“You can lead a horse to water, but you can’t make it drink.”
I’ll grant that this folk saying has some wisdom, but it doesn’t quite match my experience.
In my experience, you *can* make a horse drink. You just have to lead it to water at least several times until it finally gets the point.
I spend a lot of my time asking, pitching, selling, cajoling, and negotiating with people to do things differently or to help me get things done within the workplace. Within a startup company especially, knowing how to ask for help is an essential skill. There are few if any formal processes for getting help from other departments, so you have to really know how to sell to your coworkers.
What I’ve learned over the years is that you have to be a little pushy*, and you have to be a little patient. You might call this art “patience persuasion,” (oh, I do love me some paradoxes) though it’s basically what all salespeople have used for all time. It would just be really cool if all the rest of us used it for things, too. I have been on the giving and receiving end of this sort of persuasion strategy, and I am a believer.

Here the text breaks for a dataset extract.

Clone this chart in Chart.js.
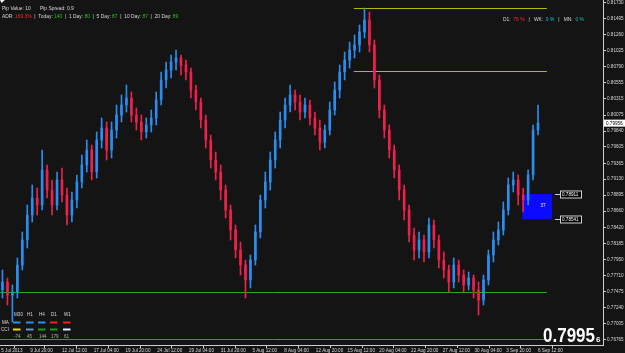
<!DOCTYPE html>
<html>
<head>
<meta charset="utf-8">
<script src="https://cdn.jsdelivr.net/npm/chart.js@4.4.0/dist/chart.umd.min.js"></script>
<style>
html, body { margin: 0; padding: 0; background: #141414; }
#wrap { width: 625px; height: 353px; }
</style>
</head>
<body>
<div id="wrap"><canvas id="chart"></canvas></div>
<script>
// H4 candles, each one covers 2.5 bars on the screen (about 10 hours)
var opens = [
  0.77498,0.77616,0.77424,0.77469,0.77866,0.78235,0.78603,0.78853,0.78750,0.79266,
  0.78971,0.78750,0.79119,0.78898,0.78603,0.78824,0.79089,0.79340,0.79561,0.79236,
  0.79708,0.79885,0.79561,0.79855,0.80076,0.80223,0.80326,0.80076,0.79973,0.79826,
  0.79929,0.80032,0.80297,0.80592,0.80739,0.80857,0.80916,0.80813,0.80709,0.80444,
  0.80268,0.80002,0.79708,0.79413,0.79236,0.78971,0.78677,0.78382,0.78087,0.77866,
  0.77646,0.77940,0.78353,0.78824,0.79089,0.79413,0.79708,0.80002,0.80223,0.80371,
  0.80268,0.80120,0.80223,0.80032,0.79885,0.79678,0.79855,0.80150,0.80444,0.80709,
  0.80886,0.81034,0.81107,0.81299,0.81475,0.81107,0.80592,0.80150,0.79855,0.79561,
  0.79266,0.78971,0.78677,0.78308,0.78087,0.78235,0.78058,0.78456,0.78235,0.77940,
  0.77793,0.77616,0.77866,0.77719,0.77572,0.77675,0.77498,0.77351,0.77646,0.78014,
  0.78235,0.78382,0.78677,0.79045,0.79119,0.78898,0.78824,0.79192,0.79855
];
var highs = [
  0.77793,0.77675,0.77572,0.77970,0.78353,0.78750,0.79045,0.79001,0.79561,0.79340,
  0.79119,0.79236,0.79295,0.79001,0.78942,0.79192,0.79487,0.79708,0.79634,0.79826,
  0.80032,0.79973,0.79973,0.80223,0.80371,0.80518,0.80415,0.80179,0.80076,0.80032,
  0.80150,0.80415,0.80709,0.80857,0.80960,0.81034,0.80960,0.80886,0.80768,0.80518,
  0.80326,0.80076,0.79781,0.79531,0.79340,0.79045,0.78750,0.78456,0.78205,0.77940,
  0.78014,0.78456,0.78898,0.79236,0.79531,0.79826,0.80120,0.80326,0.80518,0.80444,
  0.80371,0.80326,0.80297,0.80120,0.80002,0.79929,0.80268,0.80562,0.80813,0.81004,
  0.81151,0.81254,0.81402,0.81652,0.81593,0.81181,0.80665,0.80223,0.79929,0.79634,
  0.79340,0.79045,0.78750,0.78411,0.78353,0.78308,0.78559,0.78529,0.78308,0.78058,
  0.77866,0.77970,0.77940,0.77793,0.77763,0.77719,0.77616,0.77719,0.78087,0.78353,
  0.78500,0.78795,0.79148,0.79236,0.79192,0.79001,0.79266,0.79929,0.80223
];
var lows = [
  0.77380,0.77277,0.77027,0.77380,0.77793,0.78117,0.78500,0.78603,0.78677,0.78853,
  0.78603,0.78677,0.78795,0.78456,0.78500,0.78706,0.79001,0.79236,0.79119,0.79148,
  0.79590,0.79413,0.79443,0.79737,0.79973,0.80120,0.79973,0.79855,0.79708,0.79737,
  0.79826,0.79929,0.80223,0.80474,0.80621,0.80739,0.80665,0.80592,0.80326,0.80150,
  0.79885,0.79590,0.79295,0.79119,0.78824,0.78559,0.78235,0.77970,0.77719,0.77380,
  0.77528,0.77866,0.78264,0.78706,0.78971,0.79295,0.79590,0.79885,0.80120,0.80150,
  0.80002,0.80032,0.79929,0.79781,0.79561,0.79590,0.79781,0.80076,0.80326,0.80592,
  0.80768,0.80916,0.81004,0.81210,0.81004,0.80474,0.80032,0.79737,0.79443,0.79148,
  0.78824,0.78529,0.78205,0.77940,0.77970,0.77911,0.77970,0.78117,0.77822,0.77675,
  0.77469,0.77528,0.77616,0.77469,0.77498,0.77380,0.77130,0.77277,0.77572,0.77911,
  0.78161,0.78308,0.78603,0.78942,0.78750,0.78647,0.78750,0.79119,0.79781
];
var closes = [
  0.77616,0.77424,0.77469,0.77866,0.78235,0.78603,0.78853,0.78750,0.79266,0.78971,
  0.78750,0.79119,0.78898,0.78603,0.78824,0.79089,0.79340,0.79561,0.79236,0.79708,
  0.79885,0.79561,0.79855,0.80076,0.80223,0.80326,0.80076,0.79973,0.79826,0.79929,
  0.80032,0.80297,0.80592,0.80739,0.80857,0.80916,0.80813,0.80709,0.80444,0.80268,
  0.80002,0.79708,0.79413,0.79236,0.78971,0.78677,0.78382,0.78087,0.77866,0.77646,
  0.77940,0.78353,0.78824,0.79089,0.79413,0.79708,0.80002,0.80223,0.80371,0.80268,
  0.80120,0.80223,0.80032,0.79885,0.79678,0.79855,0.80150,0.80444,0.80709,0.80886,
  0.81034,0.81107,0.81299,0.81475,0.81107,0.80592,0.80150,0.79855,0.79561,0.79266,
  0.78971,0.78677,0.78308,0.78087,0.78235,0.78058,0.78456,0.78235,0.77940,0.77793,
  0.77616,0.77866,0.77719,0.77572,0.77675,0.77498,0.77351,0.77646,0.78014,0.78235,
  0.78382,0.78677,0.79045,0.79119,0.78898,0.78824,0.79192,0.79855,0.79956
];

// time axis labels (first one is the left edge of the chart)
var timeLabels = ["5 Jul 2013", "9 Jul 20:00", "12 Jul 12:00", "17 Jul 04:00", "19 Jul 20:00",
  "24 Jul 12:00", "29 Jul 04:00", "31 Jul 20:00", "5 Aug 12:00", "8 Aug 04:00", "12 Aug 20:00",
  "15 Aug 12:00", "20 Aug 04:00", "22 Aug 20:00", "27 Aug 12:00", "30 Aug 04:00",
  "3 Sep 20:00", "6 Sep 12:00"];

// price axis labels
var priceTicks = [0.81730, 0.81495, 0.81260, 0.81025, 0.80790, 0.80555, 0.80315, 0.80075,
  0.79840, 0.79605, 0.79365, 0.79130, 0.78895, 0.78660, 0.78420, 0.78185, 0.77950, 0.77710,
  0.77475, 0.77240, 0.77005, 0.76765];

// horizontal levels drawn on the chart
var yellowLevels = [0.81652, 0.80720];
var greenLevels = [0.77469, 0.76780];
var boxLevels = [0.78911, 0.78541];
var boxPips = "37";
var lastPrice = 0.79956;

// side panels
var adrParts = [["ADR: ", "w"], ["169.3%", "r"], ["  |  Today: ", "w"], ["140", "g"], ["  |  1 Day: ", "w"], ["80", "g"],
  ["  |  5 Day: ", "w"], ["87", "g"], ["  |  10 Day: ", "w"], ["87", "g"], ["  |  20 Day: ", "w"], ["89", "g"]];
var rangeParts = [["D1:  ", "w"], ["76 %", "r"], ["   |   WK:  ", "w"], ["0 %", "c"], ["   |   MN:  ", "w"], ["0 %", "c"]];
var tfNames = ["M30", "H1", "H4", "D1", "W1"];
var maColors = ["#2a8df0", "#2a8df0", "#2a8df0", "#ff1a1a", "#ff1a1a"];
var cciColors = ["#e8e000", "#5b9bd5", "#1a9a1a", "#1a9a1a", "#dff2ff"];
var cciValues = ["-74", "45", "144", "179", "61"];

var BULL = "#2a8df0", BEAR = "#f0204a";
var barsPerCandle = 2.5;
var posOf = function (i) { return barsPerCandle / 2 + barsPerCandle * i; };

var bodies = [], wicks = [], colors = [];
for (var i = 0; i < opens.length; i++) {
  bodies.push({ x: posOf(i), y: [opens[i], closes[i]] });
  wicks.push({ x: posOf(i), y: [lows[i], highs[i]] });
  colors.push(closes[i] >= opens[i] ? BULL : BEAR);
}

var timeTickPos = [0];
for (var k = 1; k < timeLabels.length; k++) timeTickPos.push(14.6 + 16 * (k - 1));

var SMALL = "4.6px 'Liberation Sans', Arial, sans-serif";
var txtColors = { w: "#d8d8d8", r: "#ff2a2a", g: "#22c322", c: "#10c8c8" };

function drawParts(ctx, parts, x, y) {
  ctx.textAlign = "left";
  ctx.textBaseline = "middle";
  parts.forEach(function (p) {
    ctx.fillStyle = txtColors[p[1]];
    ctx.fillText(p[0], x, y);
    x += ctx.measureText(p[0]).width;
  });
}

var overlay = {
  id: "overlay",
  beforeDraw: function (chart) {
    var ctx = chart.ctx;
    ctx.save();
    ctx.fillStyle = "#141414";
    ctx.fillRect(0, 0, chart.width, chart.height);
    ctx.restore();
  },
  beforeDatasetsDraw: function (chart) {
    var ctx = chart.ctx, x = chart.scales.x, y = chart.scales.y;
    ctx.save();
    // pip box
    var bx1 = x.getPixelForValue(263.2), bx2 = x.getPixelForValue(278.3);
    var by1 = y.getPixelForValue(boxLevels[0]), by2 = y.getPixelForValue(boxLevels[1]);
    ctx.fillStyle = "#0a0aff";
    ctx.fillRect(bx1, by1, bx2 - bx1, by2 - by1);
    ctx.fillStyle = "#e8e8ff";
    ctx.font = SMALL;
    ctx.textAlign = "center";
    ctx.textBaseline = "middle";
    ctx.fillText(boxPips, bx1 + 21, (by1 + by2) / 2 - 1);
    // levels
    var right = x.getPixelForValue(275.7);
    ctx.lineWidth = 1;
    ctx.strokeStyle = "#b8b800";
    yellowLevels.forEach(function (v) {
      var py = Math.round(y.getPixelForValue(v)) + 0.5;
      ctx.beginPath(); ctx.moveTo(x.getPixelForValue(178.4), py); ctx.lineTo(right, py); ctx.stroke();
    });
    ctx.strokeStyle = "#1fae1f";
    greenLevels.forEach(function (v) {
      var py = Math.round(y.getPixelForValue(v)) + 0.5;
      ctx.beginPath(); ctx.moveTo(0, py); ctx.lineTo(right, py); ctx.stroke();
    });
    ctx.restore();
  },
  afterDraw: function (chart) {
    var ctx = chart.ctx, x = chart.scales.x, y = chart.scales.y;
    ctx.save();
    ctx.font = SMALL;
    // box price tags
    boxLevels.forEach(function (v) {
      var py = Math.round(y.getPixelForValue(v)) + 0.5;
      ctx.strokeStyle = "#d0d0d0";
      ctx.beginPath(); ctx.moveTo(x.getPixelForValue(278.3) + 3, py); ctx.lineTo(560, py); ctx.stroke();
      ctx.fillStyle = "#000";
      ctx.fillRect(560, py - 3.5, 21, 7);
      ctx.strokeRect(560.5, py - 3.5, 21, 7);
      ctx.fillStyle = "#ffffff";
      ctx.textAlign = "left"; ctx.textBaseline = "middle";
      ctx.fillText(v.toFixed(5), 562, py + 0.3);
    });
    // last price tag on the axis
    var lp = y.getPixelForValue(lastPrice);
    ctx.fillStyle = "#ffffff";
    ctx.fillRect(604, lp - 3.5, 21, 7);
    ctx.fillStyle = "#000000";
    ctx.textAlign = "left"; ctx.textBaseline = "middle";
    ctx.fillText(lastPrice.toFixed(5), 606, lp + 0.3);
    // top left info
    ctx.fillStyle = "#f0f0f0";
    ctx.beginPath(); ctx.moveTo(0, 0); ctx.lineTo(5, 0); ctx.lineTo(1.5, 3); ctx.closePath(); ctx.fill();
    ctx.font = "4.9px 'Liberation Sans', Arial, sans-serif";
    drawParts(ctx, [["Pip Value: 10", "w"]], 2, 8.5);
    drawParts(ctx, [["Pip Spread: 0.9", "w"]], 40, 8.5);
    drawParts(ctx, adrParts, 2, 17);
    drawParts(ctx, rangeParts, 503, 20);
    // timeframe table
    ctx.font = SMALL;
    var cols = [13, 26, 38, 50, 63];
    ctx.fillStyle = "#d8d8d8";
    ctx.textAlign = "left"; ctx.textBaseline = "middle";
    tfNames.forEach(function (n, j) { ctx.fillText(n, cols[j] + 1, 315); });
    ctx.fillText("MA", 2, 322.5);
    ctx.fillText("CCI", 1, 329.5);
    maColors.forEach(function (c, j) { ctx.fillStyle = c; ctx.fillRect(cols[j], 321.5, 7.5, 2); });
    cciColors.forEach(function (c, j) { ctx.fillStyle = c; ctx.fillRect(cols[j], 328.5, 7.5, 2); });
    ctx.fillStyle = "#b0b0b0";
    cciValues.forEach(function (v, j) { ctx.fillText(v, cols[j] + 1, 337); });
    // big last price
    ctx.fillStyle = "#ffffff";
    ctx.textBaseline = "alphabetic";
    ctx.font = "bold 20px 'Liberation Sans', Arial, sans-serif";
    var big = lastPrice.toFixed(5);
    ctx.fillText(big.slice(0, 6), 543, 342, 52);
    ctx.font = "bold 8px 'Liberation Sans', Arial, sans-serif";
    ctx.fillText(big.slice(6), 596, 342);
    ctx.restore();
  }
};

new Chart(document.getElementById("chart"), {
  type: "bar",
  data: {
    datasets: [
      { label: "body", data: bodies, backgroundColor: colors, barThickness: 2, grouped: false, borderWidth: 0 },
      { label: "wick", data: wicks, backgroundColor: colors, barThickness: 1, grouped: false, borderWidth: 0 }
    ]
  },
  options: {
    responsive: true,
    maintainAspectRatio: false,
    animation: false,
    layout: { padding: 0 },
    plugins: { legend: { display: false }, tooltip: { enabled: false } },
    scales: {
      x: {
        type: "linear",
        min: 0,
        max: 304,
        offset: false,
        grid: { display: true, drawOnChartArea: false, tickLength: 3, color: "#cfcfcf" },
        border: { display: true, color: "#cfcfcf" },
        ticks: {
          autoSkip: false, maxRotation: 0, align: "start", padding: 0,
          color: "#d8d8d8", font: { family: "'Liberation Sans', Arial, sans-serif", size: 4.6, lineHeight: 1 },
          callback: function (v, i) { return " " + timeLabels[i]; }
        },
        afterBuildTicks: function (s) { s.ticks = timeTickPos.map(function (v) { return { value: v }; }); },
        afterFit: function (s) { s.height = 8; s.paddingLeft = 0; s.paddingRight = 0; }
      },
      y: {
        position: "right",
        min: 0.76688,
        max: 0.81770,
        grid: { display: true, drawOnChartArea: false, tickLength: 3, color: "#cfcfcf" },
        border: { display: true, color: "#cfcfcf" },
        ticks: {
          autoSkip: false, padding: 1,
          color: "#d8d8d8", font: { family: "'Liberation Sans', Arial, sans-serif", size: 4.6, lineHeight: 1 },
          callback: function (v) { return v.toFixed(5); }
        },
        afterBuildTicks: function (s) { s.ticks = priceTicks.map(function (v) { return { value: v }; }); },
        afterFit: function (s) { s.width = 22; s.paddingTop = 0; s.paddingBottom = 0; }
      }
    }
  },
  plugins: [overlay]
});
</script>
</body>
</html>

Patience persuasion relies on two extraordinarily mundane and dirt-cheap things – reminders and time. Of course, this all assumes that you have a good reason to want someone to do something, and that you have clearly articulated how it is in their best interest to also do that thing. Don’t skimp here.
Salespeople know that it can take many, many emails and phone calls and other reminders before a lead becomes a prospect and a prospect becomes a signed customer. Marketers also know that it takes multiple brand impressions and interactions before someone makes the decision to buy (just think about how many Coke ads you see).
Often enough, persistence is all it takes to get someone else (let’s call him/her your “prospect”) to do what you’re asking them to do.
Usually if you have your preliminaries down (a good pitch and a good value prop), the reasons people don’t take the action you want them to take are just matters of priority or even forgetfulness (in the age of internet distractions, forgetfulness is WAY more common than you might think).
Sometimes what they agree is a good idea gets lost in the mix, or it falls to the bottom of an inbox or a Slack channel or to-do list. Sometimes people get busy. Sometimes people procrastinate. Sometimes if you just mention the ask once, your prospect may not get that you really care that much about it.
You’ve got to remind them, and you have to remind them several times sometimes.
The key here is to not assume that a lack of action or response means outright rejection. And you should also not assume that you are being “pushy” by following up.
Just send a friendly reminder. Try to restate the request in new terms to give more or better reasoning for the request.
You’ll often be surprised by how positive the response can be. What you imagined in your mind was a “pushy” reminder email can often be received as a welcome reminder of a good idea by your prospect.
While you’re being “pushy,” it’s quite important that you also be patient. You have to understand how people work, and you have to allow for their delays and doubts and forgetfulness and lack of understanding and distraction. Generally speaking, it’s going to take more time and effort than you expect to persuade someone to get around to doing what you want them to do – and the initial agreement that “oh, this is a good idea” is less than half the battle.
Instead of letting the passage of time be a source of frustration, let it work in your favor. After all, time breaks down obstacles better than just about anything. An idea someone doesn’t care to act upon one month may suddenly become worth doing when it comes up a few months later.
Sometimes an added straw breaks the camel’s back, and after asking or making the case several times over a period of months or years, someone experiences a dramatic change of opinion. That’s rarer, but it’s a nice experience. And it does happen. Sometimes you just have to ask one more time.
Plan to be patient. Set reminders for yourself to follow up on conversations and asks. Don’t put the burden on the other person to follow up. This is your responsibility, so play the long game.
I hope these tips help you as you go out to get things done with your teams and with your clients.